**What to do**
Copy exactly the lines that run from the top of the listing to the line containing "from matplotlib.transforms import", both ends included, and omit the pictures.

◆ ◆ ◆ ◆ ◆ ◆ ◆

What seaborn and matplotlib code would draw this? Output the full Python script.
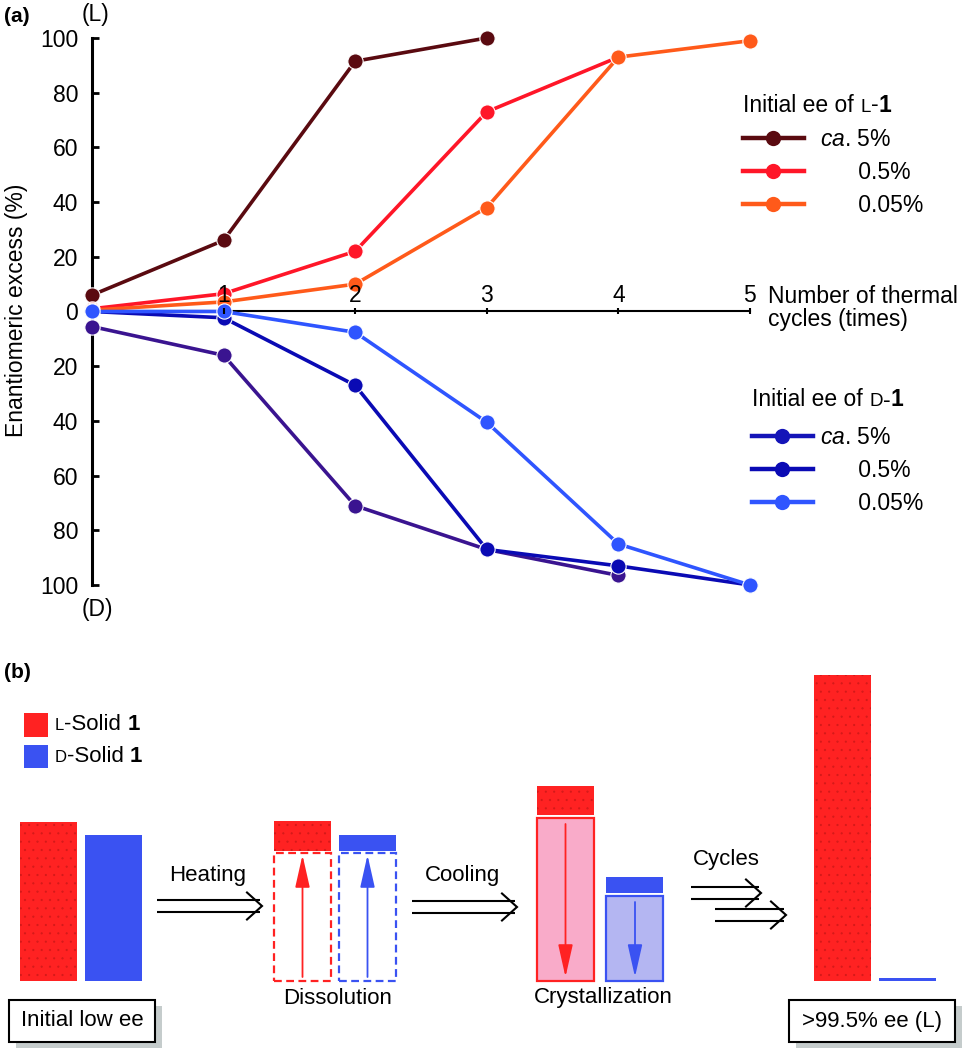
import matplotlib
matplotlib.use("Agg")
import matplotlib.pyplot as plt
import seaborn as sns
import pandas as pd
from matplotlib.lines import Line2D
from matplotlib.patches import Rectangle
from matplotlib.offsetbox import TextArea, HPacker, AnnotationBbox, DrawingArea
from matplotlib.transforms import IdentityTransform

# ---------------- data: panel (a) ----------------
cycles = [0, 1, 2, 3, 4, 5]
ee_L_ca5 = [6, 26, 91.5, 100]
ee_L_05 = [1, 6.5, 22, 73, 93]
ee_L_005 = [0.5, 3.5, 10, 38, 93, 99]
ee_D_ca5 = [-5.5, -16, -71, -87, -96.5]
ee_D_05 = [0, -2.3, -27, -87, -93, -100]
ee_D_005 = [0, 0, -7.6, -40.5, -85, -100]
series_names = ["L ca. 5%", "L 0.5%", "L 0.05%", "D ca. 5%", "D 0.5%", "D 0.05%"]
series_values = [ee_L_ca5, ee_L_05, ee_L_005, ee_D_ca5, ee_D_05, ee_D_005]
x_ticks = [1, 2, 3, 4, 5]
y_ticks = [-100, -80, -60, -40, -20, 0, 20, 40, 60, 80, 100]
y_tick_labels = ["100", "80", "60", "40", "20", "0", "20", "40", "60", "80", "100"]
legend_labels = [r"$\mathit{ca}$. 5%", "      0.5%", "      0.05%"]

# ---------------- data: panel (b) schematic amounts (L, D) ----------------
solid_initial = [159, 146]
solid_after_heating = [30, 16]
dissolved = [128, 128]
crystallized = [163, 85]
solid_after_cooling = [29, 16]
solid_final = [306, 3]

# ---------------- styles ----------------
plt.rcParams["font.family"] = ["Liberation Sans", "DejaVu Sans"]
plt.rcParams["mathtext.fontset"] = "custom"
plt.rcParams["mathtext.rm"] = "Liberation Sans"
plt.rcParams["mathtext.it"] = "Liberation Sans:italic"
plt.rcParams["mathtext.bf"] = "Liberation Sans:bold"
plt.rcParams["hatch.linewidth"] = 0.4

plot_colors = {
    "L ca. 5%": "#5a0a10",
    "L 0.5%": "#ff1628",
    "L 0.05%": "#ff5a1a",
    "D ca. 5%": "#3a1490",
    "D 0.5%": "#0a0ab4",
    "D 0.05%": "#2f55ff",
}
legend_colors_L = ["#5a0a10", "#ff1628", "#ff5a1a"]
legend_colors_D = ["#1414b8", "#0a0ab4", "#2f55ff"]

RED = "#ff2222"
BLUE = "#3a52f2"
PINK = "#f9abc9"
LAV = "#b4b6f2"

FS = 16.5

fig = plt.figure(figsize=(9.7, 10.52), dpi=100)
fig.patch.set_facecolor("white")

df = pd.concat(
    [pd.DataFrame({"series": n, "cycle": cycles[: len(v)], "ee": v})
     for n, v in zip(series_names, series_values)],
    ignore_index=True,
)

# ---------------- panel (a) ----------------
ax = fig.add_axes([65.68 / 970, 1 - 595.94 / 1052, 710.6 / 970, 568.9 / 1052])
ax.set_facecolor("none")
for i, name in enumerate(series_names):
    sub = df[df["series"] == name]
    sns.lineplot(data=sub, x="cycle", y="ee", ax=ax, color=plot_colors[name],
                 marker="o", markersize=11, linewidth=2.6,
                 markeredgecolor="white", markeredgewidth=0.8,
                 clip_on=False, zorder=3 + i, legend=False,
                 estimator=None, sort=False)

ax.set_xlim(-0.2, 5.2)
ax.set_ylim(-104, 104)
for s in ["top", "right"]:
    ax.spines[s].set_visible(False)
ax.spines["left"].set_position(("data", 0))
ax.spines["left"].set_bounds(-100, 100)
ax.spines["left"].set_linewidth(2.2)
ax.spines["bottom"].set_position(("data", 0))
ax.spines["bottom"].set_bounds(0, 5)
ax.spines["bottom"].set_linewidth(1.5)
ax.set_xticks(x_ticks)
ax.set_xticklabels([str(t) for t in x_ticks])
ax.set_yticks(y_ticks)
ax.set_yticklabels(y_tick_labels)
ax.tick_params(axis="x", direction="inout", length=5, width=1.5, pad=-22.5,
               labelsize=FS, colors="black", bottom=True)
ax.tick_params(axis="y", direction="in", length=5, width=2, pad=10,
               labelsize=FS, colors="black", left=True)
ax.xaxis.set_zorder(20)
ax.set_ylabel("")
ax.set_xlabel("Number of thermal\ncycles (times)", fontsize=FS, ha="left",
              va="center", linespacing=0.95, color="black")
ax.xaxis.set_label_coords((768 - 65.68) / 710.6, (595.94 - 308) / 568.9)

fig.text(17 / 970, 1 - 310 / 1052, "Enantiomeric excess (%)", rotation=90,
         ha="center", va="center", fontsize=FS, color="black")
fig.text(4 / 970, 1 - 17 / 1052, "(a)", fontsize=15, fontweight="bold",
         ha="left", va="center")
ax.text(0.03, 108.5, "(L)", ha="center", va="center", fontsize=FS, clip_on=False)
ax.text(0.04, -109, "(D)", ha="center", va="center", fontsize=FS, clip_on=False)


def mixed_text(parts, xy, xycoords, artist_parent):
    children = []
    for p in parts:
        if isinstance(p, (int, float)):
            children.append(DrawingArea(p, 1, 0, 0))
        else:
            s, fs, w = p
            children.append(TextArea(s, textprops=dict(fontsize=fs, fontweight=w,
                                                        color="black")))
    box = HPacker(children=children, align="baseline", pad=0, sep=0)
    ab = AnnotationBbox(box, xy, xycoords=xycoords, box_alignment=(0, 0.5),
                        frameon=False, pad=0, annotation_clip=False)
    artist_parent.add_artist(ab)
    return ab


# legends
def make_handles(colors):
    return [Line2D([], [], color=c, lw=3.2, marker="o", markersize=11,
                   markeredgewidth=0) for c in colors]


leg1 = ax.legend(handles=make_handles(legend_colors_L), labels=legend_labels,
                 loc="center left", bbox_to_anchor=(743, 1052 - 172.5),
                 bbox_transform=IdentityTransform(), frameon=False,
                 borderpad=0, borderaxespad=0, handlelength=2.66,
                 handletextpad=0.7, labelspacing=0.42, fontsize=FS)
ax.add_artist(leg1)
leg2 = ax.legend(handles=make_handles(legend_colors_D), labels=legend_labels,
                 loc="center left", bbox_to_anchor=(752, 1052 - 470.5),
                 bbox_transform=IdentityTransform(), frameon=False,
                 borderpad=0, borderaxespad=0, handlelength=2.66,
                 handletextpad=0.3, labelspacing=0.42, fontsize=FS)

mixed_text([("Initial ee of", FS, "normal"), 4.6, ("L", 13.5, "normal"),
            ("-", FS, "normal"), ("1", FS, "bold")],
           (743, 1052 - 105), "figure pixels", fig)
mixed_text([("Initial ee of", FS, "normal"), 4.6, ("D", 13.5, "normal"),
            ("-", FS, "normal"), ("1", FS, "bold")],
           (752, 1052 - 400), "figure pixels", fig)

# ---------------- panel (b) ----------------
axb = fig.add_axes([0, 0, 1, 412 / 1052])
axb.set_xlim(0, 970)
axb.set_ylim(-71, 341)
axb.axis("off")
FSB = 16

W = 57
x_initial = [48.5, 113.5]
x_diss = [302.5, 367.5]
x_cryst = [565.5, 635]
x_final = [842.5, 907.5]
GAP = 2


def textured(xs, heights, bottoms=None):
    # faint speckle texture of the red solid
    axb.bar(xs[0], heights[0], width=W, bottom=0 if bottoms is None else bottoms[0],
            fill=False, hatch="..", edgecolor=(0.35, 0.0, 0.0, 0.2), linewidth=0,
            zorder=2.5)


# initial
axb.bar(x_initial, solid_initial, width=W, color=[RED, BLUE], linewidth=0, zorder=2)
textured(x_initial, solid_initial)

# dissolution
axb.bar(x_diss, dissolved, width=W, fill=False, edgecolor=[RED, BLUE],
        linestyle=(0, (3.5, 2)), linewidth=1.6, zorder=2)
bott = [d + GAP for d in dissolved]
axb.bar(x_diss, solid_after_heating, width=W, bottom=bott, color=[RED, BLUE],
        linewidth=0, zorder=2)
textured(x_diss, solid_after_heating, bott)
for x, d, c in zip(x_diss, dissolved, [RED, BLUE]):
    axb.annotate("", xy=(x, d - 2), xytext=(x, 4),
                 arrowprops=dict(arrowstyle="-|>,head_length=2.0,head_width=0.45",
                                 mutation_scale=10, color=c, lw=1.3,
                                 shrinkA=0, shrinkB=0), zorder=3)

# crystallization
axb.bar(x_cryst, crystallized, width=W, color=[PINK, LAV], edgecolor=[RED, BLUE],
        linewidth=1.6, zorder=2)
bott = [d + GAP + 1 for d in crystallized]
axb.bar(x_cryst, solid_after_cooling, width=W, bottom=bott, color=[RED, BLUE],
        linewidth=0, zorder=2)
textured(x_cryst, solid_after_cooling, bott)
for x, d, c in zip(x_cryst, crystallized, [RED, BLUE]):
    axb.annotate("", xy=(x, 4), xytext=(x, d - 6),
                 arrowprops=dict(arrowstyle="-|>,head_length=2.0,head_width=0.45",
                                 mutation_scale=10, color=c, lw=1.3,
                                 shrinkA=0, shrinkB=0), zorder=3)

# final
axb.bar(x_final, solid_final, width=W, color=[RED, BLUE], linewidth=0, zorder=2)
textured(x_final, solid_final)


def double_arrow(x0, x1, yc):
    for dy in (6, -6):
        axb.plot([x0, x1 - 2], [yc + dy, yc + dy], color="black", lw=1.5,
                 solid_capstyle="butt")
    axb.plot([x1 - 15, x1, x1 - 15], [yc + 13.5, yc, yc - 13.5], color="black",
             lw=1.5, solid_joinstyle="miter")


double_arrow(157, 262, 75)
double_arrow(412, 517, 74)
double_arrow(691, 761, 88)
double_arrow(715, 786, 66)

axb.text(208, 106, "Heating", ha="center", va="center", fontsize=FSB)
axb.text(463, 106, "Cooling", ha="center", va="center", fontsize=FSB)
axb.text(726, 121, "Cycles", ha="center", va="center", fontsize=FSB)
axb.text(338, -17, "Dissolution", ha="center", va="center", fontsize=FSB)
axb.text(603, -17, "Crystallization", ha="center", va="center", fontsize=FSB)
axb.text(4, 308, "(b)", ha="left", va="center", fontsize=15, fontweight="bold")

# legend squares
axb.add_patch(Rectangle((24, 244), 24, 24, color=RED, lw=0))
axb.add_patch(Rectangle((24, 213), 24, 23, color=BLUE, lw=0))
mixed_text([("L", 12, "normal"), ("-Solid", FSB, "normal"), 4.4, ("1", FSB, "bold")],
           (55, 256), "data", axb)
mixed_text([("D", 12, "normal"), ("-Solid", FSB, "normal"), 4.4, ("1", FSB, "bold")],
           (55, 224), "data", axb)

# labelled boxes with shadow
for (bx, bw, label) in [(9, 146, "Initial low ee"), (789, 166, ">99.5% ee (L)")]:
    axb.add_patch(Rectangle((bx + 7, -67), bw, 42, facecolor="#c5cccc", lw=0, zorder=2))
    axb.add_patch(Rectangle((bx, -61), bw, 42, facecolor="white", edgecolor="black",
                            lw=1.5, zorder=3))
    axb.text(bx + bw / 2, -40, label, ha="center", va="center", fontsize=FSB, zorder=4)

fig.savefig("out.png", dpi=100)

◆ ◆ ◆ ◆ ◆ ◆ ◆

**Result**
What seaborn and matplotlib code would draw this? Output the full Python script.
import matplotlib
matplotlib.use("Agg")
import matplotlib.pyplot as plt
import seaborn as sns
import pandas as pd
from matplotlib.lines import Line2D
from matplotlib.patches import Rectangle
from matplotlib.offsetbox import TextArea, HPacker, AnnotationBbox, DrawingArea
from matplotlib.transforms import IdentityTransform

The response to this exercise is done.